## CHALLENGE
Can you set down, exactly as they appear below, the lines from the opening of the material through the one bearing "567.5, 567, 566.5, 566, 565.5, 565]", minus the pictures?

^^^^^^^^

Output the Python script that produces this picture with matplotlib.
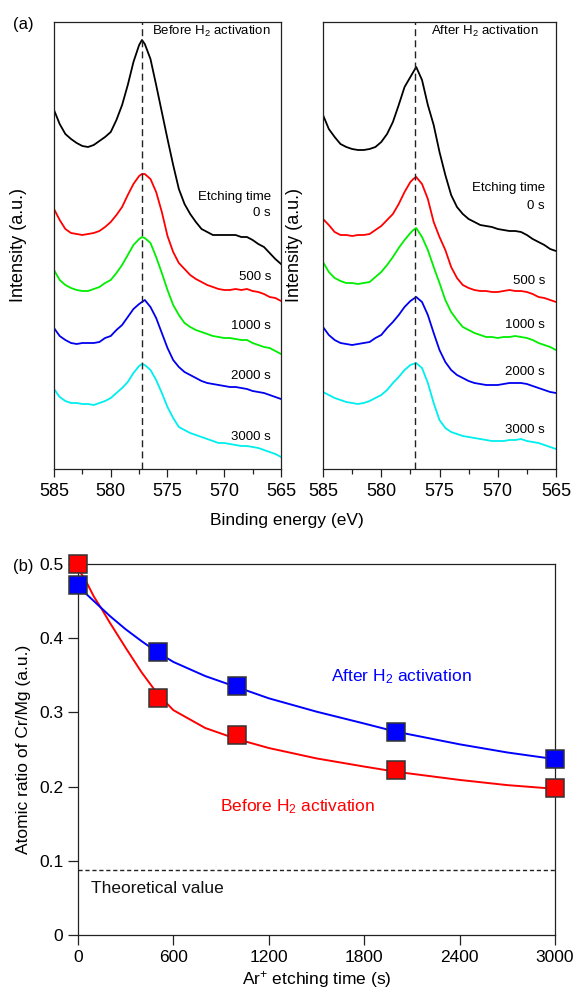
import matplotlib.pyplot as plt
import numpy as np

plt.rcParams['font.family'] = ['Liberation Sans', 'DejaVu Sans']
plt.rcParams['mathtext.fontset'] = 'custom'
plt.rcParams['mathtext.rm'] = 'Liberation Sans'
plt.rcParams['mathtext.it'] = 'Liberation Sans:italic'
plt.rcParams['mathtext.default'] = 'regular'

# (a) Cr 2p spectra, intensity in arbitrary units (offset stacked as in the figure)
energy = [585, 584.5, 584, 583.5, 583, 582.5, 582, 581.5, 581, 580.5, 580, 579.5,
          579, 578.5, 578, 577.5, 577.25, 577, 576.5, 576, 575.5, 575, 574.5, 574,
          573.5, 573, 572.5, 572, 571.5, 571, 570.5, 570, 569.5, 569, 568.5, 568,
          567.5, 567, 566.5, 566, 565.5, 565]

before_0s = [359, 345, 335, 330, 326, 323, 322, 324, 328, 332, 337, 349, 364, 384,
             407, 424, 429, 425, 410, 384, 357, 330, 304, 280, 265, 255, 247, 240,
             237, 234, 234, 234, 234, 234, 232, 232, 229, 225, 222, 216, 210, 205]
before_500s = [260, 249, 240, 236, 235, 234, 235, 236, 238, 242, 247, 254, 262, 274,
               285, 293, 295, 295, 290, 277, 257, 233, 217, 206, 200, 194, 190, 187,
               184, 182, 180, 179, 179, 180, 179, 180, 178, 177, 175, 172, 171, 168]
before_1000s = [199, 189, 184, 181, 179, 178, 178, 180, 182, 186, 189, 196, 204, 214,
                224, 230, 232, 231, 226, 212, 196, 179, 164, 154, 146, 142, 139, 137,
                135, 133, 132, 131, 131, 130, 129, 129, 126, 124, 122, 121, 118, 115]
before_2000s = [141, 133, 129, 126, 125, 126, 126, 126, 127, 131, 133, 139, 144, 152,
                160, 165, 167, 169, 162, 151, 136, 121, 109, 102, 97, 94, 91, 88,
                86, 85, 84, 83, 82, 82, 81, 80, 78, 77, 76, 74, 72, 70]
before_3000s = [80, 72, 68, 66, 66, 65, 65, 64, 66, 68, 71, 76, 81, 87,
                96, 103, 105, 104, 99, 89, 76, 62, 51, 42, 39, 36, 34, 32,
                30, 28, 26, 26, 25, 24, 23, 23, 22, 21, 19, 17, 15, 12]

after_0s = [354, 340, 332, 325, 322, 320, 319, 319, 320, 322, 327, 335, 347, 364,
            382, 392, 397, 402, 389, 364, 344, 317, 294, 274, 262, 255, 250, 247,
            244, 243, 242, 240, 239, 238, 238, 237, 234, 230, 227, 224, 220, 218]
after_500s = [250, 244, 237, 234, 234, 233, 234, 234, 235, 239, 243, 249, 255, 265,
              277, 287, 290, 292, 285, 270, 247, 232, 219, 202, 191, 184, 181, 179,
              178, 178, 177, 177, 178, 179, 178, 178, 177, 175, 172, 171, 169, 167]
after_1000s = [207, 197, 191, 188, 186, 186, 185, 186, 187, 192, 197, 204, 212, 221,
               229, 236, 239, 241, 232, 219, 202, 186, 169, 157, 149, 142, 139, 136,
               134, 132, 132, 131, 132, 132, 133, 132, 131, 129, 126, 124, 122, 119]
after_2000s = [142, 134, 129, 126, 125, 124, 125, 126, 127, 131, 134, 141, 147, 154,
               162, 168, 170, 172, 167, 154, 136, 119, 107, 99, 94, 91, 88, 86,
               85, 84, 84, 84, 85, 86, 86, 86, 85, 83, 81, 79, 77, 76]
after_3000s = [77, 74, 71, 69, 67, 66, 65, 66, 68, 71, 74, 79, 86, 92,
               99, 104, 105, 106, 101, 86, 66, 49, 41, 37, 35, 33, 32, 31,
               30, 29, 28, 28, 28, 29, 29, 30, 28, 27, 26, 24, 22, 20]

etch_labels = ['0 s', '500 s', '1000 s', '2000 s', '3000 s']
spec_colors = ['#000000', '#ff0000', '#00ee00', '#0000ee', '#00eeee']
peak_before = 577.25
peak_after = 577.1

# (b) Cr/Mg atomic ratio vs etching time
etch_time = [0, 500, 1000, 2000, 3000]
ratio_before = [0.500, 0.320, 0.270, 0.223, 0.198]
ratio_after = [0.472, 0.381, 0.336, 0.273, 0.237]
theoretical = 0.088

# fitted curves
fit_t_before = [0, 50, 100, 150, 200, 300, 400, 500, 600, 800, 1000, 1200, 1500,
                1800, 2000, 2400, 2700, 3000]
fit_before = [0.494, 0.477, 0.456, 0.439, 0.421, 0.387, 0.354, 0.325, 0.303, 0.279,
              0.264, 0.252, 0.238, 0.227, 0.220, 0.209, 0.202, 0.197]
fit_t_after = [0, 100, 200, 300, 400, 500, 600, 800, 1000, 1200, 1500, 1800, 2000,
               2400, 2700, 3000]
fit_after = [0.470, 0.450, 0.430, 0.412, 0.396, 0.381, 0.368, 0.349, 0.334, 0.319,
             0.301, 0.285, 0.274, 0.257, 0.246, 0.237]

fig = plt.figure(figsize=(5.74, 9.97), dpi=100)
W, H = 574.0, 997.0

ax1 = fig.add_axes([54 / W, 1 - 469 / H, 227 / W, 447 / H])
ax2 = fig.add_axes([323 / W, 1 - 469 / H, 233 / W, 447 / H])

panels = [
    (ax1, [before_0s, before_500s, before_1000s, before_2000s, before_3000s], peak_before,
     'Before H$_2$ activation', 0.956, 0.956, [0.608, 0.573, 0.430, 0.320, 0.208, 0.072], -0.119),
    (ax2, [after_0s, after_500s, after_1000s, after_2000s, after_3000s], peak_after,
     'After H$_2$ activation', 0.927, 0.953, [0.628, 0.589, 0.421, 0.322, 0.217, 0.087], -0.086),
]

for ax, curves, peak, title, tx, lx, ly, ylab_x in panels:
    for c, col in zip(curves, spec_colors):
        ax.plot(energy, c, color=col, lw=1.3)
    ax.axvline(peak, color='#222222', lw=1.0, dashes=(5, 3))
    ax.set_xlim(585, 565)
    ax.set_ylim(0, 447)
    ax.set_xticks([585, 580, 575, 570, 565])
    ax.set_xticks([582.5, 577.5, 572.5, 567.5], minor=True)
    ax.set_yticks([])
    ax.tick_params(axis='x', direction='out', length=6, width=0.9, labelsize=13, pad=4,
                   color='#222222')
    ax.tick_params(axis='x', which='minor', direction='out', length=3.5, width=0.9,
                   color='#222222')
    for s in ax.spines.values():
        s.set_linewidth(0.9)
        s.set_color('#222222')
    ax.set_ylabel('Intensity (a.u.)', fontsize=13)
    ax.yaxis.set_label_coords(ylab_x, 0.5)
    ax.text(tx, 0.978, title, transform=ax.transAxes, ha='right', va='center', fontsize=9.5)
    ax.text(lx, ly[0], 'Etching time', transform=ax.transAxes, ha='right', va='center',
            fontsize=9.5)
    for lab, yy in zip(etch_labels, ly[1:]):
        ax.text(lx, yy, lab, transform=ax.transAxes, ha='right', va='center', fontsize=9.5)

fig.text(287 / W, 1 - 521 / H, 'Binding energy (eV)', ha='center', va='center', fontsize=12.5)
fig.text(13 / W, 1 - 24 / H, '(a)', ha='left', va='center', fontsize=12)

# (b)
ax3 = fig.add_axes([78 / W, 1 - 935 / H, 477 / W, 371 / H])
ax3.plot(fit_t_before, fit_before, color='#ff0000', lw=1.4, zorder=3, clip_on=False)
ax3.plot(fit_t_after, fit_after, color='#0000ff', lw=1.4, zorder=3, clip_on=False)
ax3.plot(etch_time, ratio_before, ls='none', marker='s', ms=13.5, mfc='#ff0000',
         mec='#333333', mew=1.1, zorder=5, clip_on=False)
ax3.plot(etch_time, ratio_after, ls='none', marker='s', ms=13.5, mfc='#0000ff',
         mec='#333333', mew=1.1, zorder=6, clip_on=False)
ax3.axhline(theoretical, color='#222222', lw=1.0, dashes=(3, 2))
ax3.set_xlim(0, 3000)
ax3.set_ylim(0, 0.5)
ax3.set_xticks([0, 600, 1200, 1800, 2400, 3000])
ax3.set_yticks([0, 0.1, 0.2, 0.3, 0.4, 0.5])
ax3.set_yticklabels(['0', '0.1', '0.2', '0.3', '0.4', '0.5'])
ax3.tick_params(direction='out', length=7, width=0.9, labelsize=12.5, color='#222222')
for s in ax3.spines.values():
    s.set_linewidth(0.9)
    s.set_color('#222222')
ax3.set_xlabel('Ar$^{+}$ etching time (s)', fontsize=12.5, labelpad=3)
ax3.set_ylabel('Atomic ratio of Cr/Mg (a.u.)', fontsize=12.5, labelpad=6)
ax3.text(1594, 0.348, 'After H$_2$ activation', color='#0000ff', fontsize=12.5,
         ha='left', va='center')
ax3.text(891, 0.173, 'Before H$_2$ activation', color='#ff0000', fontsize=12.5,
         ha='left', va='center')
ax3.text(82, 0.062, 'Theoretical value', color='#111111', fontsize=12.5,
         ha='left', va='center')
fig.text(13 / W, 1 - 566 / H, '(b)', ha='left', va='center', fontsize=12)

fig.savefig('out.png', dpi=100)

^^^^^^^^

## WRITTEN ANSWER
Output the Python script that produces this picture with matplotlib.
import matplotlib.pyplot as plt
import numpy as np

plt.rcParams['font.family'] = ['Liberation Sans', 'DejaVu Sans']
plt.rcParams['mathtext.fontset'] = 'custom'
plt.rcParams['mathtext.rm'] = 'Liberation Sans'
plt.rcParams['mathtext.it'] = 'Liberation Sans:italic'
plt.rcParams['mathtext.default'] = 'regular'

# (a) Cr 2p spectra, intensity in arbitrary units (offset stacked as in the figure)
energy = [585, 584.5, 584, 583.5, 583, 582.5, 582, 581.5, 581, 580.5, 580, 579.5,
          579, 578.5, 578, 577.5, 577.25, 577, 576.5, 576, 575.5, 575, 574.5, 574,
          573.5, 573, 572.5, 572, 571.5, 571, 570.5, 570, 569.5, 569, 568.5, 568,
          567.5, 567, 566.5, 566, 565.5, 565]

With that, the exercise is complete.